Provided data>
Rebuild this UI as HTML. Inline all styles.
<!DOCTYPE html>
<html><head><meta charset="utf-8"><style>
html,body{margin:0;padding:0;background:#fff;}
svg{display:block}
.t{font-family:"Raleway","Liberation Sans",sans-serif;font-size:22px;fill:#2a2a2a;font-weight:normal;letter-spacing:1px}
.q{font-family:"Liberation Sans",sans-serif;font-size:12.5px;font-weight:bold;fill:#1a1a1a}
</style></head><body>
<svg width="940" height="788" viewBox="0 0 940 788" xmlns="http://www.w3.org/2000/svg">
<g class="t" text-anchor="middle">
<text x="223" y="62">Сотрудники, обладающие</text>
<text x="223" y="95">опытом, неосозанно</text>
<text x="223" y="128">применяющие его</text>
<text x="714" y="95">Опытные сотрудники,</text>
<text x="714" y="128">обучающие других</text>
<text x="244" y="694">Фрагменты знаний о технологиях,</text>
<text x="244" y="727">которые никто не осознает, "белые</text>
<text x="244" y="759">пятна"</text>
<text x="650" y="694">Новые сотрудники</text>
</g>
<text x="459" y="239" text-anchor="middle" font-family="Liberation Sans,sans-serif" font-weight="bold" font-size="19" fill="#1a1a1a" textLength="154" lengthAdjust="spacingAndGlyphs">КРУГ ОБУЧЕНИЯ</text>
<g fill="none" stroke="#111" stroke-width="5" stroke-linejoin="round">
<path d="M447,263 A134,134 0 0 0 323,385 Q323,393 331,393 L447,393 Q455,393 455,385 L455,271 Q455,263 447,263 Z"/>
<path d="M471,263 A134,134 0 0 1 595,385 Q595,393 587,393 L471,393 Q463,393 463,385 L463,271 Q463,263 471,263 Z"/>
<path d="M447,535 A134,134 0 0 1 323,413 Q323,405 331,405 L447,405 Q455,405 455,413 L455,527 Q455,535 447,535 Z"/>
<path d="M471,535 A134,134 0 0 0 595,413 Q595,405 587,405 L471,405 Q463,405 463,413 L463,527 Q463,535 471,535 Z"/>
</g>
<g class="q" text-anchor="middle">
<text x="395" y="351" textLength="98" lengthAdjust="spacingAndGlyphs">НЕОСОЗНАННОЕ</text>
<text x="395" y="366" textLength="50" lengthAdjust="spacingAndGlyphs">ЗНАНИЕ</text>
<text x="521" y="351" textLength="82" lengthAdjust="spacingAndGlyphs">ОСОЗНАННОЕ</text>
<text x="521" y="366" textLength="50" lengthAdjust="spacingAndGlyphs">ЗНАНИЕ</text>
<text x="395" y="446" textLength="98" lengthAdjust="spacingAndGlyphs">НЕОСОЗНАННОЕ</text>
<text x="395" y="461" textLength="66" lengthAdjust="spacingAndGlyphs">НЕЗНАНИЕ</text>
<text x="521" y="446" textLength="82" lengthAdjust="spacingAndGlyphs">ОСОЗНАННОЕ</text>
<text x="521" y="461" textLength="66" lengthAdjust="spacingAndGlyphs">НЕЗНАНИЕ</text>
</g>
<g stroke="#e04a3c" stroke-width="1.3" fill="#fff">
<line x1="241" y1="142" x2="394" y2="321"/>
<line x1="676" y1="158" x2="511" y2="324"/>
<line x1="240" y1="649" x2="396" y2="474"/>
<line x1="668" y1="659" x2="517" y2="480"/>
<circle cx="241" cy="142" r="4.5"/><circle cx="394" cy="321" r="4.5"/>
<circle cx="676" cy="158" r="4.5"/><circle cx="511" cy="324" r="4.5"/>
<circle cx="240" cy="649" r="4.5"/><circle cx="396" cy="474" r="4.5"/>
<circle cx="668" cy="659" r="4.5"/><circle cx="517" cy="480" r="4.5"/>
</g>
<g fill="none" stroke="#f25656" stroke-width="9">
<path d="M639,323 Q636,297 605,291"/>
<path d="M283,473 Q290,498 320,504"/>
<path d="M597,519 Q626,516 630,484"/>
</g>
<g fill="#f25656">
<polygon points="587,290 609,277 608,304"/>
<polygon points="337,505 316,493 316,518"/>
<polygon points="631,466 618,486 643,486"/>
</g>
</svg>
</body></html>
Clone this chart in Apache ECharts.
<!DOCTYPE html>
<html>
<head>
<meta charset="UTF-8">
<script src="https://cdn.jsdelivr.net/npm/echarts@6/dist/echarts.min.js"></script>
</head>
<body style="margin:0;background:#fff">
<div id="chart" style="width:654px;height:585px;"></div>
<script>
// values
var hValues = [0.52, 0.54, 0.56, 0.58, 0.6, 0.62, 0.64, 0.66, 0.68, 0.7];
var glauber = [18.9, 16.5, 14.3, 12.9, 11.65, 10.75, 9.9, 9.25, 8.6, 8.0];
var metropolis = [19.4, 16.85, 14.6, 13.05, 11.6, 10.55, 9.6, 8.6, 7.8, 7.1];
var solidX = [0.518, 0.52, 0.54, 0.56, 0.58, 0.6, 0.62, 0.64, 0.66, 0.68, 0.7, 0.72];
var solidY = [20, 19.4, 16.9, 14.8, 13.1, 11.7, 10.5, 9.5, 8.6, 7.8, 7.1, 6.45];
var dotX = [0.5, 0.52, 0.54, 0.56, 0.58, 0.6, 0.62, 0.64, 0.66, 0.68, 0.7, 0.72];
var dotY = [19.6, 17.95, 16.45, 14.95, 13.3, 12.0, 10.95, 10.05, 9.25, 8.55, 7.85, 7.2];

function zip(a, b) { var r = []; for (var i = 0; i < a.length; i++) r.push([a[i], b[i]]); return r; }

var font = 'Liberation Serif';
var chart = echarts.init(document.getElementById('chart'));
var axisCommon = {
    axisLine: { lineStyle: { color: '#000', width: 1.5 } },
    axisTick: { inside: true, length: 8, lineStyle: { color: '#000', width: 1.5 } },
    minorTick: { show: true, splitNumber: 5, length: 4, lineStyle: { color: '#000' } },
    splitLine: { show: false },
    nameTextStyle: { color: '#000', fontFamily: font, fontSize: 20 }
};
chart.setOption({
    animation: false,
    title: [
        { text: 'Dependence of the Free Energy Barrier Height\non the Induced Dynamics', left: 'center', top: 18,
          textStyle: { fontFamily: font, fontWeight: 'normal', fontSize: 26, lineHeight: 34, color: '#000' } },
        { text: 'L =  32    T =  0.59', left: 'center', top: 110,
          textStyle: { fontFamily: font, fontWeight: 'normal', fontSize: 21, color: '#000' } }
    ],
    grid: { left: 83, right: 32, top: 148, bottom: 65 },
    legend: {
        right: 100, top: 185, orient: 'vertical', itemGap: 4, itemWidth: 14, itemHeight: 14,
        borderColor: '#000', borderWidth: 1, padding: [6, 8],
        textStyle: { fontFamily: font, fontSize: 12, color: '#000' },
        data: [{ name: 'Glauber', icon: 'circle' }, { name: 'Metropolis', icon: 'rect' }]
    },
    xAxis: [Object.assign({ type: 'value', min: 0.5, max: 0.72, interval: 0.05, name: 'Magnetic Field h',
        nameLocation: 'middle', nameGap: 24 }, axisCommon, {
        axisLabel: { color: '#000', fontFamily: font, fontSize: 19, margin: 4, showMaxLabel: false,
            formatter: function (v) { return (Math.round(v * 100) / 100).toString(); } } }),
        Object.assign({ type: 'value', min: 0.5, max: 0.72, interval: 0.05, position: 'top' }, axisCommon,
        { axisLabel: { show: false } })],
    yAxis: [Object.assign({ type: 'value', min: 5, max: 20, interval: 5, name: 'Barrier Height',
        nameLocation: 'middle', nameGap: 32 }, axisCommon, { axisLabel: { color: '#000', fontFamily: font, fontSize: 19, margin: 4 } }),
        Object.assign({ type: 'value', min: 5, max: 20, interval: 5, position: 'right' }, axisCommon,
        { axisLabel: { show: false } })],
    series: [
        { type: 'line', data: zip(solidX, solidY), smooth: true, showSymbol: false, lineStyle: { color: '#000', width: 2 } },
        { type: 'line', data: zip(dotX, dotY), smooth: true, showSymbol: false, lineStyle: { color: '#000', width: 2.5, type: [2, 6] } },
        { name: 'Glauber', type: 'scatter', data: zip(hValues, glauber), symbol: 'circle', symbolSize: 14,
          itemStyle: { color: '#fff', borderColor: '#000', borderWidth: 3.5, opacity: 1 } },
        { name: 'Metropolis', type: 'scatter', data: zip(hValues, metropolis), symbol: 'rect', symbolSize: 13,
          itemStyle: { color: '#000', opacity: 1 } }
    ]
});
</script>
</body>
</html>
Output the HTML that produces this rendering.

The request> Copy out every line of the listing that contains the string "this".

In response>
Rebuild this UI as HTML. Inline all styles.
Clone this chart in Apache ECharts.
Output the HTML that produces this rendering.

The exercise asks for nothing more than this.